Dans son opéra, Leoncavallo cherche également à retranscrire un naturalisme littéraire en musique à travers l'utilisation de cloches pour évoquer l'église d'un village, ou encore d'une trompette fausse pour annoncer l'arrivée des forains au début des deux actes. Pour donner une ambiance réaliste à son drame, il utilise la spacialisation musicale, en faisant par exemple débuter les chœurs en coulisse pour donner une impression de mouvement.

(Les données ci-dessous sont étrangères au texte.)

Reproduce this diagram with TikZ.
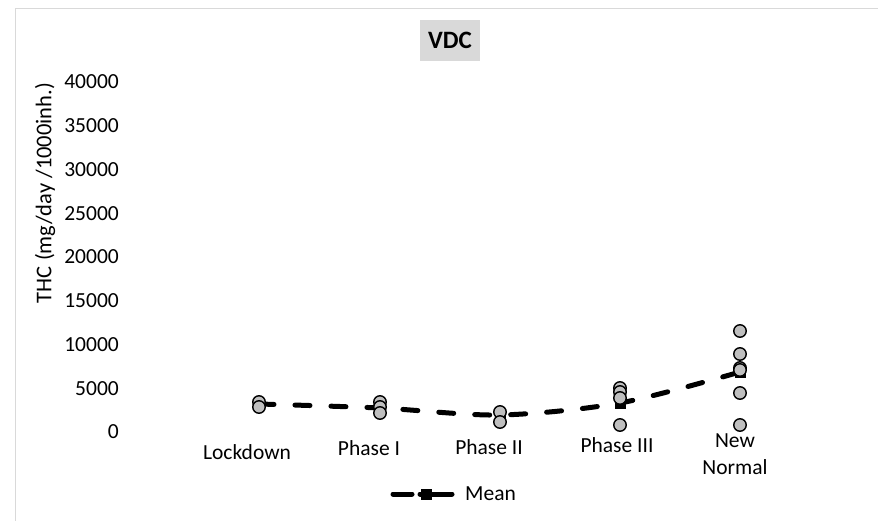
\documentclass[tikz,border=0pt]{standalone}
\usepackage{fontspec}
\setmainfont{Carlito}
\definecolor{framegray}{HTML}{D9D9D9}
\definecolor{dotgray}{HTML}{BFBFBF}
\definecolor{titlegray}{HTML}{D9D9D9}
\begin{document}
\begin{tikzpicture}[x=1pt,y=-1pt,
  lab/.style={font=\fontsize{21.5}{27}\selectfont, inner sep=0pt},
  ticklab/.style={lab, anchor=east},
  catlab/.style={lab, align=center},
  datadot/.style={circle, fill=dotgray, draw=black, line width=1.4pt, minimum size=12.5pt, inner sep=0pt},
  meanmark/.style={rectangle, fill=black, minimum size=11pt, inner sep=0pt},
  meanline/.style={line width=5pt, line cap=round, dash pattern=on 15pt off 21pt},
]
\useasboundingbox (0,0) rectangle (878,521);
\fill[white] (0,0) rectangle (878,521);
% chart frame
\draw[framegray, line width=1.6pt] (15.5,530) -- (15.5,8.5) -- (890,8.5);
% title
\node[fill=titlegray, minimum width=60pt, minimum height=41pt, inner sep=0pt,
      font=\fontsize{25}{29}\selectfont\bfseries] (title) at (450,40.5) {VDC};
% y tick labels
\foreach \v [count=\i from 0] in {0,5000,10000,15000,20000,25000,30000,35000,40000}{
  \node[ticklab] (yt\i) at (119,{432-\i*43.75}) {\v};
}
% y axis title
\node[lab, rotate=90, font=\fontsize{22.5}{27}\selectfont] (ytitle) at (45,193) {THC (mg/day /1000inh.)};
% category labels
\node[catlab] (c1) at (247,452) {Lockdown};
\node[catlab] (c2) at (369,448) {Phase I};
\node[catlab] (c3) at (489,447) {Phase II};
\node[catlab] (c4) at (617,445) {Phase III};
\node[catlab, anchor=north] (c5) at (735,434) {New\\Normal};
% mean curve
\coordinate (m1) at (259,404);
\coordinate (m2) at (380,408);
\coordinate (m3) at (500,415);
\coordinate (m4) at (620,403);
\coordinate (m5) at (740,372);
\draw[meanline] plot[smooth, tension=0.5] coordinates {(259,404) (380,408) (500,415) (620,403) (740,372)};
\foreach \k in {1,...,5}{ \node[meanmark] (mm\k) at (m\k) {}; }
% data points
\foreach \x/\y [count=\j] in {259/402, 259/407,
  380/402, 380/407, 380/413,
  500/412, 500/422,
  620/388, 620/392, 620/398, 620/425,
  740/331, 740/354, 740/368, 740/370, 740/393, 740/425}{
  \node[datadot] (d\j) at (\x,\y) {};
}
% legend
\coordinate (la) at (393,494);
\coordinate (lb) at (412,494);
\coordinate (lc) at (420,494);
\coordinate (ld) at (452,494);
\draw[line width=5pt, line cap=round] (la) -- (lb);
\draw[line width=5pt, line cap=round] (lc) -- (ld);
\node[meanmark] (lm) at (426,494) {};
\node[lab, anchor=west] (ltext) at (465,494) {Mean};
\end{tikzpicture}
\end{document}
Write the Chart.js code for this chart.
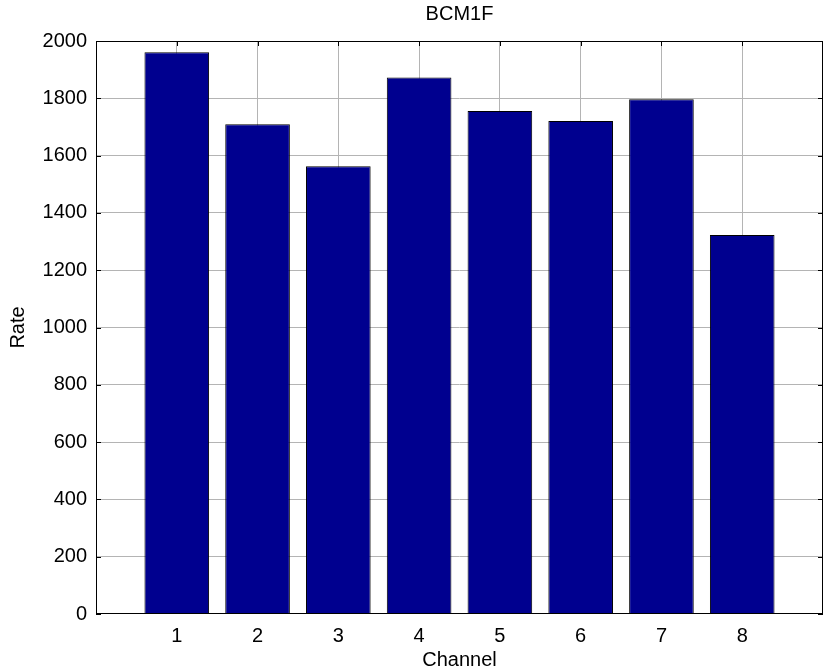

Enfin, pour évoquer musicalement la différence entre les comédiens et leur personnage dans la comédie, le compositeur a choisit un traitement vocal et orchestral contrastant : par exemple, dans la dernière scène du deuxième acte, les interventions de Nedda (alias Colombine) sont accompagnées d'une sorte de menuet léger joué aux cordes sensé caractériser musicalement la comédie, alors que celles de Canio sont accompagnées par un orchestre sombre sur des harmonies tendues et des tutti violents.